#### Description of the task:
Omit any picture, and return the remaining data exactly as written.

--- start ---

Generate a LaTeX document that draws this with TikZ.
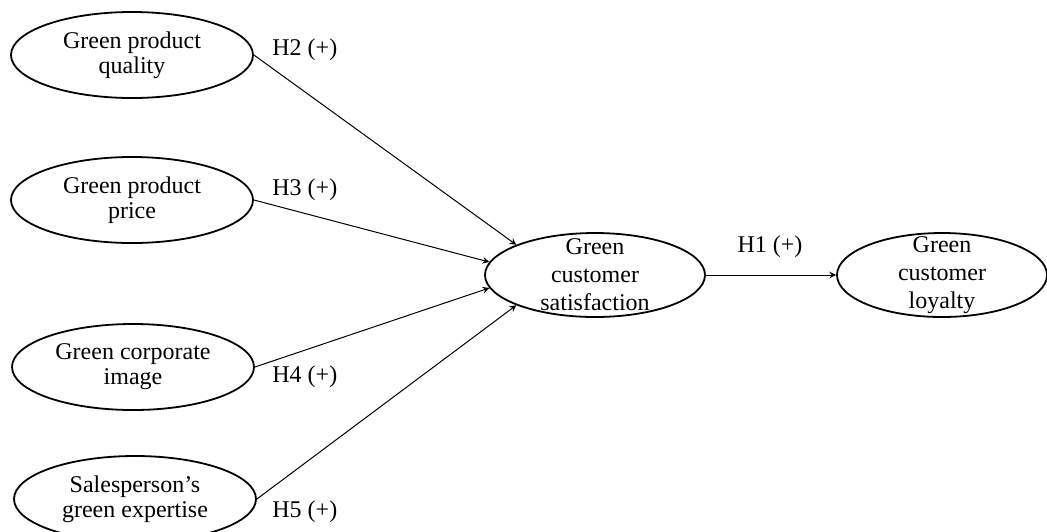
\documentclass[tikz,border=0pt]{standalone}
\usepackage{fontspec}
\setmainfont{Liberation Serif}
\usetikzlibrary{shapes.geometric}

\begin{document}
\begin{tikzpicture}[x=0.5pt,y=-0.5pt,
        construct/.style={draw,line width=0.9pt,ellipse,inner sep=0pt,minimum width=121pt,minimum height=43pt},
        ctext/.style={align=center,inner sep=0pt,font=\fontsize{12}{12.5}\selectfont},
        ctextb/.style={align=center,inner sep=0pt,font=\fontsize{12}{14}\selectfont},
        hyp/.style={inner sep=0pt,font=\fontsize{12}{14}\selectfont},
        path/.style={line width=0.5pt,-stealth}]
        \useasboundingbox (0,0) rectangle (1047,531);
        % exogenous constructs
        \node[construct] (qual) at (132,55) {};
        \node[ctext] (qual-t) at (qual) {Green product\\quality};
        \node[construct] (price) at (132,200) {};
        \node[ctext] (price-t) at (price) {Green product\\price};
        \node[construct] (image) at (133,367) {};
        \node[ctext] (image-t) at (image) {Green corporate\\image};
        \node[construct] (expert) at (135,499) {};
        \node[ctext] (expert-t) at (expert) {Salesperson’s\\green expertise};
        % endogenous constructs
        \node[construct,minimum width=110pt,minimum height=42pt] (sat) at (595,275) {};
        \node[ctextb] (sat-t) at (sat) {Green\\customer\\satisfaction};
        \node[construct,minimum width=105pt,minimum height=42pt] (loyal) at (942,275) {};
        \node[ctextb] (loyal-t) at (loyal) {Green\\customer\\loyalty};
        % paths
        \draw[path] (qual.east) -- (sat.159);
        \draw[path] (price.east) -- (sat.173);
        \draw[path] (image.east) -- (sat.187);
        \draw[path] (expert.east) -- (sat.201);
        \draw[path] (sat.east) -- (loyal.west);
        % hypotheses
        \node[hyp,anchor=west] (h2) at (272,50) {H2 (+)};
        \node[hyp,anchor=west] (h3) at (272,190) {H3 (+)};
        \node[hyp,anchor=west] (h4) at (272,377) {H4 (+)};
        \node[hyp,anchor=west] (h5) at (272,512) {H5 (+)};
        \node[hyp] (h1) at (770,247) {H1 (+)};
\end{tikzpicture}
\end{document}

--- end ---

#### Worked solution:
Generate a LaTeX document that draws this with TikZ.
\documentclass[tikz,border=0pt]{standalone}
\usepackage{fontspec}
\setmainfont{Liberation Serif}
\usetikzlibrary{shapes.geometric}

\begin{document}
\begin{tikzpicture}[x=0.5pt,y=-0.5pt,
        construct/.style={draw,line width=0.9pt,ellipse,inner sep=0pt,minimum width=121pt,minimum height=43pt},
        ctext/.style={align=center,inner sep=0pt,font=\fontsize{12}{12.5}\selectfont},
        ctextb/.style={align=center,inner sep=0pt,font=\fontsize{12}{14}\selectfont},
        hyp/.style={inner sep=0pt,font=\fontsize{12}{14}\selectfont},
        path/.style={line width=0.5pt,-stealth}]
        \useasboundingbox (0,0) rectangle (1047,531);
        % exogenous constructs
        \node[construct] (qual) at (132,55) {};
        \node[ctext] (qual-t) at (qual) {Green product\\quality};
        \node[construct] (price) at (132,200) {};
        \node[ctext] (price-t) at (price) {Green product\\price};
        \node[construct] (image) at (133,367) {};
        \node[ctext] (image-t) at (image) {Green corporate\\image};
        \node[construct] (expert) at (135,499) {};
        \node[ctext] (expert-t) at (expert) {Salesperson’s\\green expertise};
        % endogenous constructs
        \node[construct,minimum width=110pt,minimum height=42pt] (sat) at (595,275) {};
        \node[ctextb] (sat-t) at (sat) {Green\\customer\\satisfaction};
        \node[construct,minimum width=105pt,minimum height=42pt] (loyal) at (942,275) {};
        \node[ctextb] (loyal-t) at (loyal) {Green\\customer\\loyalty};
        % paths
        \draw[path] (qual.east) -- (sat.159);
        \draw[path] (price.east) -- (sat.173);
        \draw[path] (image.east) -- (sat.187);
        \draw[path] (expert.east) -- (sat.201);
        \draw[path] (sat.east) -- (loyal.west);
        % hypotheses
        \node[hyp,anchor=west] (h2) at (272,50) {H2 (+)};
        \node[hyp,anchor=west] (h3) at (272,190) {H3 (+)};
        \node[hyp,anchor=west] (h4) at (272,377) {H4 (+)};
        \node[hyp,anchor=west] (h5) at (272,512) {H5 (+)};
        \node[hyp] (h1) at (770,247) {H1 (+)};
\end{tikzpicture}
\end{document}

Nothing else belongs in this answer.